Cannes Chairman Ends Threat of Ban on German Judges

NEW YORK — The International Advertising Festival in Cannes has said it won’t ban German judges, a move that had been threatened after a dispute last month with several German agencies, according to Carsten Heintzsch, a spokesman for the German agencies and executive creative director of Saatchi & Saatchi, Frankfurt.

The conflict began over the exclusion of the Eurobest awards (owned by the Hatchuel family, which also owns the Cannes festival) from the Creative Index, a list of awards shows that 18 German agencies had agreed to enter as a way to cut costs and level the playing field among competing agencies.

As part of the agreement to return German judges, the agency executives agreed to re-evaluate the Index, according to Heintzsch. “We won’t re-think the basic [tenet of the Index], which is to save money on awards shows. A lot of people do that,” he said. But the agencies will consider sending a few entries to Eurobest, “so they don’t feel excluded,” he said.
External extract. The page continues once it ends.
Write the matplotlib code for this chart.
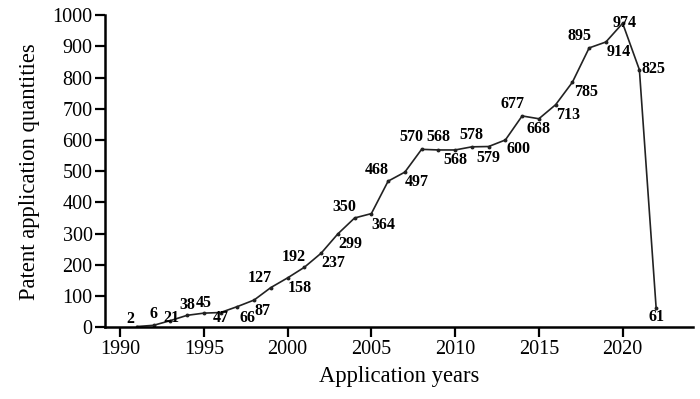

The Germans also agreed to rescind a complaint sent last month in a letter to Cannes festival chairman Roger Hatchuel; the letter accused him of manipulating the Cannes jury selection process “for the commercial purposes” of his family. Hatchuel said he made his decisions as a matter of principle, so that no agencies should feel forced to exclude any awards shows, Heintzsch explained.

Calls to the Cannes festival were not returned.

For Paul Seentjes, CEO of DDB Germany the resolution ended what he saw as a “silly” dispute, “a bit of a storm in a glass of water,” he said. DDB is not part of the German Creative Index and does enter Eurobest, but Seentjes had signed the letter protesting the ban on German judges.

Heintzsch said he was happy to see the conflict with Hatchuel end peaceably. “[Cannes] is like Christmas for creative people worldwide. It was like your father saying you can’t come to Christmas. As difficult as [Hatchuel] is sometimes, his [festival] is worth a lot for all of us.”